> **EXERCISE INSTRUCTIONS**
Collect every line that includes the string "this".

* start EXERCISE MATERIALS *

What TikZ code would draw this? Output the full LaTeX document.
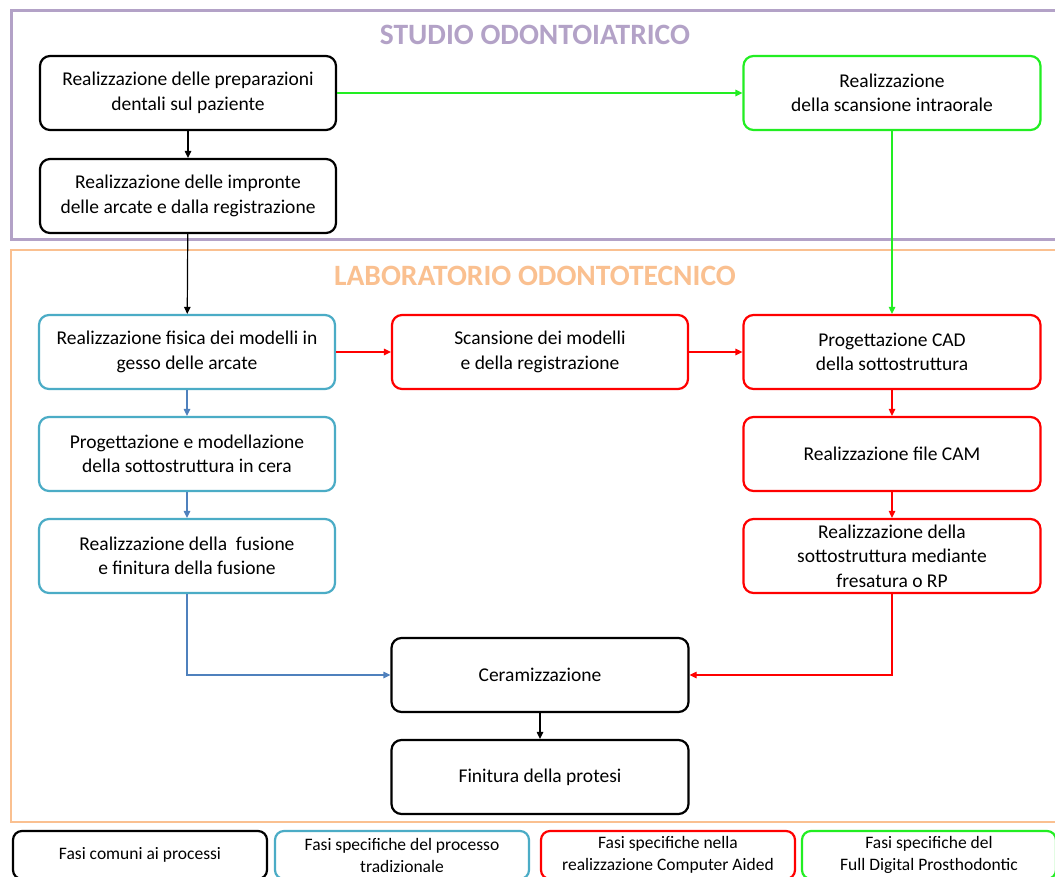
\documentclass[tikz,border=0pt]{standalone}
\usepackage{fontspec}
\setmainfont{Carlito}
\usetikzlibrary{arrows.meta}
\definecolor{purpframe}{HTML}{B3A2C7}
\definecolor{orframe}{HTML}{FAC090}
\definecolor{tradblue}{HTML}{4BACC6}
\definecolor{arrblue}{HTML}{4F81BD}
\definecolor{cared}{HTML}{FF0000}
\definecolor{fdgreen}{HTML}{22EE22}
\tikzset{
  box/.style={draw, line width=2.2pt, rounded corners=10pt, minimum width=296pt, minimum height=74pt,
    align=center, inner sep=0pt, font=\fontsize{19.5}{24.5}\selectfont, text=black},
  commonbox/.style={box, draw=black},
  tradbox/.style={box, draw=tradblue},
  cabox/.style={box, draw=cared},
  fdbox/.style={box, draw=fdgreen},
  legbox/.style={draw, line width=2.2pt, rounded corners=9pt, minimum width=254pt, minimum height=48pt,
    align=center, inner sep=0pt, font=\fontsize{17.5}{22}\selectfont, text=black},
  conn/.style={line width=1.2pt, -{Triangle[length=7pt,width=6.5pt]}},
  frametitle/.style={font=\fontsize{29.5}{32}\selectfont\bfseries, inner sep=0pt}
}
\begin{document}
\begin{tikzpicture}[x=1pt,y=-1pt]
\useasboundingbox (0,0) rectangle (1055,877);
\fill[white] (0,0) rectangle (1055,877);
% frames
\draw[purpframe, line width=3pt] (11,11) rectangle (1070,240);
\node[frametitle, text=purpframe] (t1) at (535,35) {STUDIO ODONTOIATRICO};
\draw[orframe, line width=2.8pt] (11,250) rectangle (1070,822);
\node[frametitle, text=orframe] (t2) at (535,276) {LABORATORIO ODONTOTECNICO};
% nodes
\node[commonbox] (A) at (188,93) {Realizzazione delle preparazioni\\dentali sul paziente};
\node[commonbox] (B) at (188,196) {Realizzazione delle impronte\\delle arcate e dalla registrazione};
\node[fdbox, minimum width=297pt] (G) at (892,93) {Realizzazione\\della scansione intraorale};
\node[tradbox] (C) at (187,352) {Realizzazione fisica dei modelli in\\gesso delle arcate};
\node[cabox] (D) at (540,352) {Scansione dei modelli\\e della registrazione};
\node[cabox, minimum width=297pt] (E) at (892,352) {Progettazione CAD\\della sottostruttura};
\node[tradbox] (F) at (187,454) {Progettazione e modellazione\\della sottostruttura in cera};
\node[cabox, minimum width=297pt] (H) at (892,454) {Realizzazione file CAM};
\node[tradbox] (I) at (187,556) {Realizzazione della \ fusione\\e finitura della fusione};
\node[cabox, minimum width=297pt] (J) at (892,556) {Realizzazione della\\sottostruttura mediante\\fresatura o RP};
\node[commonbox, minimum width=297pt] (K) at (540,675) {Ceramizzazione};
\node[commonbox, minimum width=297pt] (L) at (540,777) {Finitura della protesi};
% legend
\node[legbox, draw=black] (l1) at (140,855) {Fasi comuni ai processi};
\node[legbox, draw=tradblue] (l2) at (402,855) {Fasi specifiche del processo\\tradizionale};
\node[legbox, draw=cared] (l3) at (668,855) {Fasi specifiche nella\\realizzazione Computer Aided};
\node[legbox, draw=fdgreen] (l4) at (929,855) {Fasi specifiche del\\Full Digital Prosthodontic};
% connectors
\draw[conn, black] (A) -- (B);
\draw[conn, black] (B) -- (C);
\draw[conn, fdgreen] (A.east) -- (G.west);
\draw[conn, fdgreen] (G) -- (E);
\draw[conn, cared] (C) -- (D);
\draw[conn, cared] (D) -- (E);
\draw[conn, arrblue] (C) -- (F);
\draw[conn, arrblue] (F) -- (I);
\draw[conn, cared] (E) -- (H);
\draw[conn, cared] (H) -- (J);
\draw[conn, arrblue] (I.south) |- (K.west);
\draw[conn, cared] (J.south) |- (K.east);
\draw[conn, black] (K) -- (L);
\end{tikzpicture}
\end{document}
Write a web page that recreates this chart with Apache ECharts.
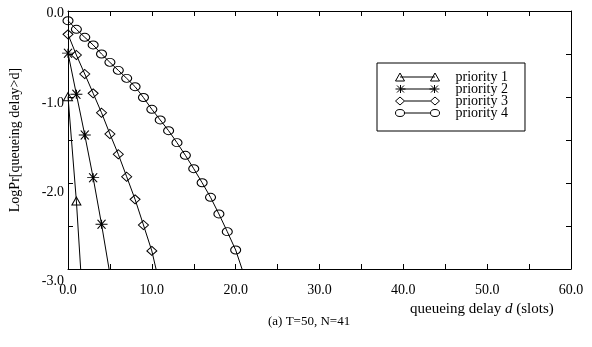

* end EXERCISE MATERIALS *

> **RESULT BELOW**
What TikZ code would draw this? Output the full LaTeX document.
Write a web page that recreates this chart with Apache ECharts.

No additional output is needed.